The holidays are an interesting time of year because they give us the opportunity to celebrate everything. We made sure that we registered for a menorah when we were getting married, and so it proudly makes an appearance every Hanukkah, often right next to the Christmas tree. We also had a little fun last year when we bought our new tree-topper: the Star of David.

2015 Xmas tree

Adam and I do not see our different backgrounds as an issue. We see them as an opportunity for lively discussion and even more reasons to be festive. I enjoy learning about aspects of Judaism that I had never previously known. And I am slowly chipping away at Adam’s dislike of Christmas music year by year with my trusty Christmas playlist. He no longer puts up much of a fight once Thanksgiving arrives, although I do my best to keep the particularly annoying carols off the radio – most of the time.

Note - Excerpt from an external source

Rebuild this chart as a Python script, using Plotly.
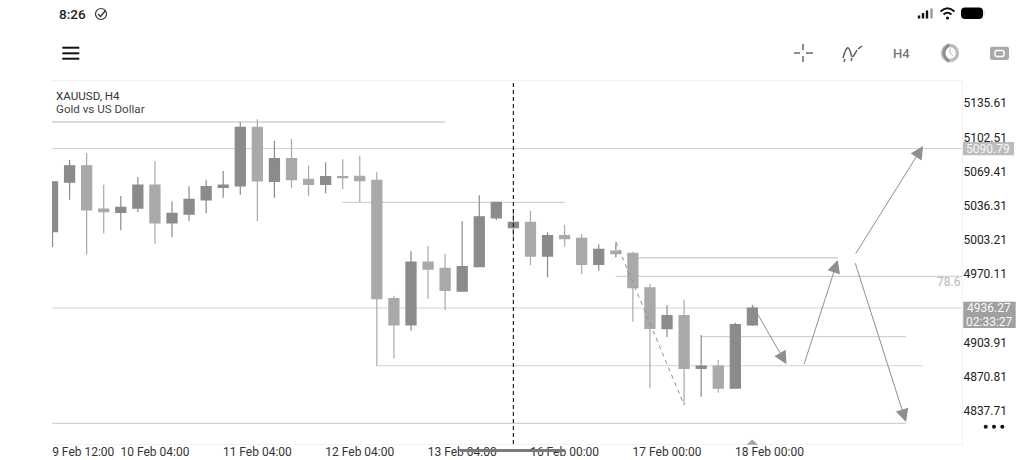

As my husband lit the menorah candles this year, he explained the story of the Maccabees to our toddler. On the few nights that he had to be out of the house for work, I saw it as my responsibility not to let the tradition go. So I lit the candles for him. I even attempted the prayers that accompany the lighting, albeit in very poor Hebrew. I have no doubt that Adam’s ancestors were rolling over in their graves as the Italian girl from Jersey mangled their tradition. But I thought it was better to struggle through it than not do it at all, especially since I knew Adam would appreciate it. My son was watching, and I do not want him to think that he should value one custom over another.

Soon we will go to my aunt’s house to celebrate Christmas – which, in my family, means getting everyone together to share a big, delicious meal, to laugh, and to exchange a few gifts.

While Judaism and Catholicism in our home do not mean what they mean in other people’s homes, they are still a part of our lives. Having family as the focus of our holiday season, and the traditions that we’ve enjoyed for years, makes our interfaith experience all the more special.